### Data shown
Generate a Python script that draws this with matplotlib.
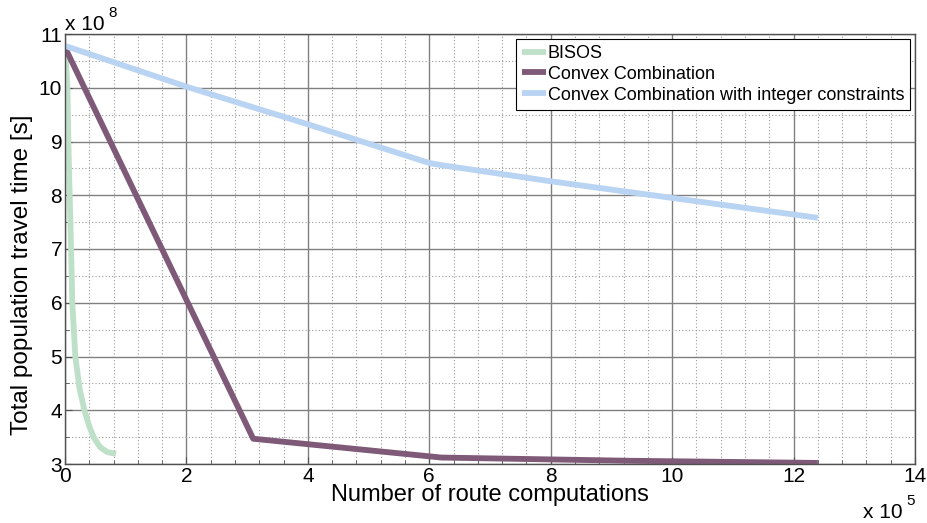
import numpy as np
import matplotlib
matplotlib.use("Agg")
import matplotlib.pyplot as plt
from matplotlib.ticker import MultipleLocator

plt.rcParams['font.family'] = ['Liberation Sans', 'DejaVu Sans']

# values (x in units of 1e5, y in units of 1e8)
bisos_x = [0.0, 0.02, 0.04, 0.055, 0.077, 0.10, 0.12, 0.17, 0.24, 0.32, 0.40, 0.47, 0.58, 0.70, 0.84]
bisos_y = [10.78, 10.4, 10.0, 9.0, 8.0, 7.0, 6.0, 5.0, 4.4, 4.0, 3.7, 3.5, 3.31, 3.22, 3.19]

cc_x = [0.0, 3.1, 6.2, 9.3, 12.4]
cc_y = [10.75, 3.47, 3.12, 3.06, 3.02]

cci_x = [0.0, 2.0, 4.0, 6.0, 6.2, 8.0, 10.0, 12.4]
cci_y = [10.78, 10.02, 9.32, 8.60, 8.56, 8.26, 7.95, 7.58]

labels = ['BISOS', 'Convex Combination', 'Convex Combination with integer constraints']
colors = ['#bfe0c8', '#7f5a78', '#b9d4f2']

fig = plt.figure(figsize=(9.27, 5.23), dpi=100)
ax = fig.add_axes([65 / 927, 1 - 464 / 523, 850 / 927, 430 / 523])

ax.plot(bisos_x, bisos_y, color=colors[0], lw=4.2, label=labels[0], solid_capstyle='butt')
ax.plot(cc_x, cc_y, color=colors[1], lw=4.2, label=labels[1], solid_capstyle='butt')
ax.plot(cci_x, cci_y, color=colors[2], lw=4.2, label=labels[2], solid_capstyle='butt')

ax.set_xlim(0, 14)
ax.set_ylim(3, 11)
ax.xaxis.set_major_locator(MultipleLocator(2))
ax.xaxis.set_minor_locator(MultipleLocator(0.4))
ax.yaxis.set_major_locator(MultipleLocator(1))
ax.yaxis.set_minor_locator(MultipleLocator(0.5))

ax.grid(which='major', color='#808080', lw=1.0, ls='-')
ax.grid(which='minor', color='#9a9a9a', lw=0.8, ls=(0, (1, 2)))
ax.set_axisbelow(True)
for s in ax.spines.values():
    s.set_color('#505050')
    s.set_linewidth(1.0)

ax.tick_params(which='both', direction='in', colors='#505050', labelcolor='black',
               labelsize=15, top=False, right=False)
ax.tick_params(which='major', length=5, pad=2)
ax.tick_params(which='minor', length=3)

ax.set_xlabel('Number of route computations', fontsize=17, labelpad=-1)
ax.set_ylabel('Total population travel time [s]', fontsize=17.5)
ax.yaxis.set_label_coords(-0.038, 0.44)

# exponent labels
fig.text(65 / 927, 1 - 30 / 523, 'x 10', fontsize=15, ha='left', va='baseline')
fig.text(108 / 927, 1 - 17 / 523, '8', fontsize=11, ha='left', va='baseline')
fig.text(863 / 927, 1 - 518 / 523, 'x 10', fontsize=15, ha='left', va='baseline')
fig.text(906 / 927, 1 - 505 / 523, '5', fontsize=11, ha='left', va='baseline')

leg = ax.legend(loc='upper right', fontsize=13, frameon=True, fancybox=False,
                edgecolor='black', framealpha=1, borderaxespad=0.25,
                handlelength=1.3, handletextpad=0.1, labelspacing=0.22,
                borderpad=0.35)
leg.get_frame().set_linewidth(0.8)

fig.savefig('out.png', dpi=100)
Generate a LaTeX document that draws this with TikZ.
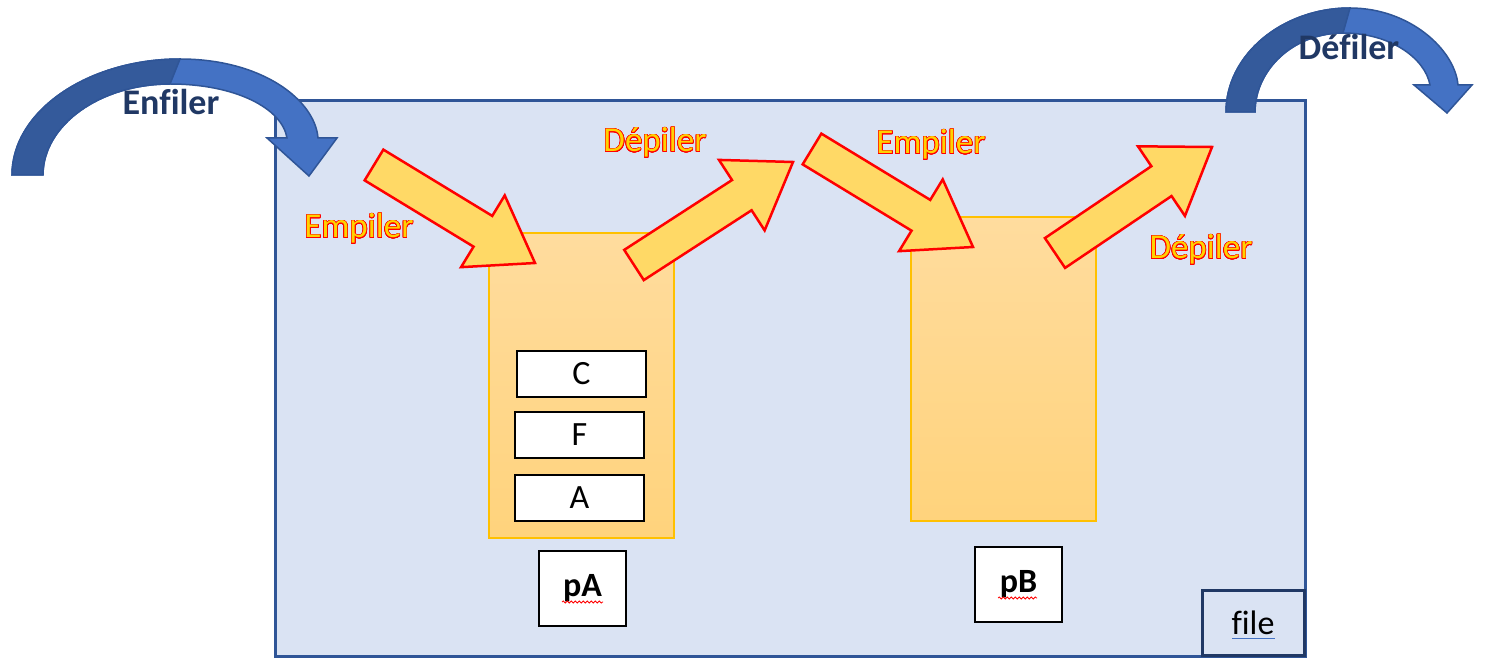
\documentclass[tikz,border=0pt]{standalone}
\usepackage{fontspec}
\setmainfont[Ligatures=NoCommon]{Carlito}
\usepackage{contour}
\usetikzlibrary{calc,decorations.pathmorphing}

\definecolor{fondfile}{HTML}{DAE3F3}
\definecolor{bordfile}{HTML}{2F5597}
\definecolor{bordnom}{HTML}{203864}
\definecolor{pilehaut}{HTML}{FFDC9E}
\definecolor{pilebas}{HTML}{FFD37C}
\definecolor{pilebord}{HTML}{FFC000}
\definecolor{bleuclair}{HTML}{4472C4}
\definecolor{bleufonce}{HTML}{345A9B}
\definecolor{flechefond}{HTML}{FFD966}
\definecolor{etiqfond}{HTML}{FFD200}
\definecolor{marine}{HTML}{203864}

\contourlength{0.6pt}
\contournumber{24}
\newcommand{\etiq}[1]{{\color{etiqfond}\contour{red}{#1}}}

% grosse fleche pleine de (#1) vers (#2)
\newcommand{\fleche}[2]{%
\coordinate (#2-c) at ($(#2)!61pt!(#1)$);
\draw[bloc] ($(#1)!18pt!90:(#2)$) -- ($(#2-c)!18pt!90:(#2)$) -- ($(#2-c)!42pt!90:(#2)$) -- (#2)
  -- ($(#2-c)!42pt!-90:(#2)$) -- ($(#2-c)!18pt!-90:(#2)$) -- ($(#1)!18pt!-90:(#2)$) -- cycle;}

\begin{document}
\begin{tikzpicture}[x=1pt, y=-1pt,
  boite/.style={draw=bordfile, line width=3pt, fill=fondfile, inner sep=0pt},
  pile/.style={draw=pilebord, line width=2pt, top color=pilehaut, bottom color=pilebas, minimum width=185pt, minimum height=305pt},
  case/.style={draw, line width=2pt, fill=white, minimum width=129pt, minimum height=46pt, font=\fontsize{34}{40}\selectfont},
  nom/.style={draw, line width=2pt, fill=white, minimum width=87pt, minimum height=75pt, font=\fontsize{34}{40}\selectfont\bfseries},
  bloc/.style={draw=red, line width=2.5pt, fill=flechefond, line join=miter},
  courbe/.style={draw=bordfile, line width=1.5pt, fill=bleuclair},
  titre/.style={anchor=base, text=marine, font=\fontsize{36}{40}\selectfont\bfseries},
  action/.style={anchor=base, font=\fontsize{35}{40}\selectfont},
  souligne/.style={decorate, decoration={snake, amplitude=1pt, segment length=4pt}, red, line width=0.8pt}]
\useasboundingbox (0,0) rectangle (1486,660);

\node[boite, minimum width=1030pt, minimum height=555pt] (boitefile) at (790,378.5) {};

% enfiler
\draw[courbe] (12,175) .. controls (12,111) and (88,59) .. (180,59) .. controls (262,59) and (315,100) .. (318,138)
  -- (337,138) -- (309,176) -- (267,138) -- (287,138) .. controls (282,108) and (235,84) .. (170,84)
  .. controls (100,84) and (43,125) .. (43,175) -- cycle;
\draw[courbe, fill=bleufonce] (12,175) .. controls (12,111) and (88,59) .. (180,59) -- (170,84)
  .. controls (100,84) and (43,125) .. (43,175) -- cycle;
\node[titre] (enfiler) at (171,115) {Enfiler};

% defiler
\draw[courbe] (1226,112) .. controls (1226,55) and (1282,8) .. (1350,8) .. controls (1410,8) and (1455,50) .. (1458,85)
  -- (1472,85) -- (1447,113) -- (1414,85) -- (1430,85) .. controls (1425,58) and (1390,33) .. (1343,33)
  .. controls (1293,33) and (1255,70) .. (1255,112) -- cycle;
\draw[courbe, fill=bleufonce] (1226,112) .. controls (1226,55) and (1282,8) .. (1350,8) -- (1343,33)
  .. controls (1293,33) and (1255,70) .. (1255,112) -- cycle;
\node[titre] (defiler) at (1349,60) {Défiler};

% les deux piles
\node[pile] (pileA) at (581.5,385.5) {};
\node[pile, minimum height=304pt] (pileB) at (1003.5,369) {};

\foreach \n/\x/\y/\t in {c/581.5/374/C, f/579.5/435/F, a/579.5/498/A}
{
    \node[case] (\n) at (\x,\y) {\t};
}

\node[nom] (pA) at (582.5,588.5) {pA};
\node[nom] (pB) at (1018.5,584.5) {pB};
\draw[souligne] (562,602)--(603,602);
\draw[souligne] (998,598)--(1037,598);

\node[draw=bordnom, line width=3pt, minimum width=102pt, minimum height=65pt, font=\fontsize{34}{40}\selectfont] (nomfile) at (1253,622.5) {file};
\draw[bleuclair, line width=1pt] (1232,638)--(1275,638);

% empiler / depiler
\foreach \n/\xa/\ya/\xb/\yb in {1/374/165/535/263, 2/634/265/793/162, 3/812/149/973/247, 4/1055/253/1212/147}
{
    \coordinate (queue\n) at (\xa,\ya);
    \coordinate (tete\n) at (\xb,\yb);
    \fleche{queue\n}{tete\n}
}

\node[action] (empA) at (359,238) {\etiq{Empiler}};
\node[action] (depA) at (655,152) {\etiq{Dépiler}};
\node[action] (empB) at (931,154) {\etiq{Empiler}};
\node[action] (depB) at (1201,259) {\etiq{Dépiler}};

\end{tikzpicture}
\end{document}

### Exercise details
Set down the records above word for word, from the first line through the line containing "lw=4.2, label=labels[2], solid_capstyle='butt')", both included; leave out the pictures.

### Written response
Generate a Python script that draws this with matplotlib.
import numpy as np
import matplotlib
matplotlib.use("Agg")
import matplotlib.pyplot as plt
from matplotlib.ticker import MultipleLocator

plt.rcParams['font.family'] = ['Liberation Sans', 'DejaVu Sans']

# values (x in units of 1e5, y in units of 1e8)
bisos_x = [0.0, 0.02, 0.04, 0.055, 0.077, 0.10, 0.12, 0.17, 0.24, 0.32, 0.40, 0.47, 0.58, 0.70, 0.84]
bisos_y = [10.78, 10.4, 10.0, 9.0, 8.0, 7.0, 6.0, 5.0, 4.4, 4.0, 3.7, 3.5, 3.31, 3.22, 3.19]

cc_x = [0.0, 3.1, 6.2, 9.3, 12.4]
cc_y = [10.75, 3.47, 3.12, 3.06, 3.02]

cci_x = [0.0, 2.0, 4.0, 6.0, 6.2, 8.0, 10.0, 12.4]
cci_y = [10.78, 10.02, 9.32, 8.60, 8.56, 8.26, 7.95, 7.58]

labels = ['BISOS', 'Convex Combination', 'Convex Combination with integer constraints']
colors = ['#bfe0c8', '#7f5a78', '#b9d4f2']

fig = plt.figure(figsize=(9.27, 5.23), dpi=100)
ax = fig.add_axes([65 / 927, 1 - 464 / 523, 850 / 927, 430 / 523])

ax.plot(bisos_x, bisos_y, color=colors[0], lw=4.2, label=labels[0], solid_capstyle='butt')
ax.plot(cc_x, cc_y, color=colors[1], lw=4.2, label=labels[1], solid_capstyle='butt')
ax.plot(cci_x, cci_y, color=colors[2], lw=4.2, label=labels[2], solid_capstyle='butt')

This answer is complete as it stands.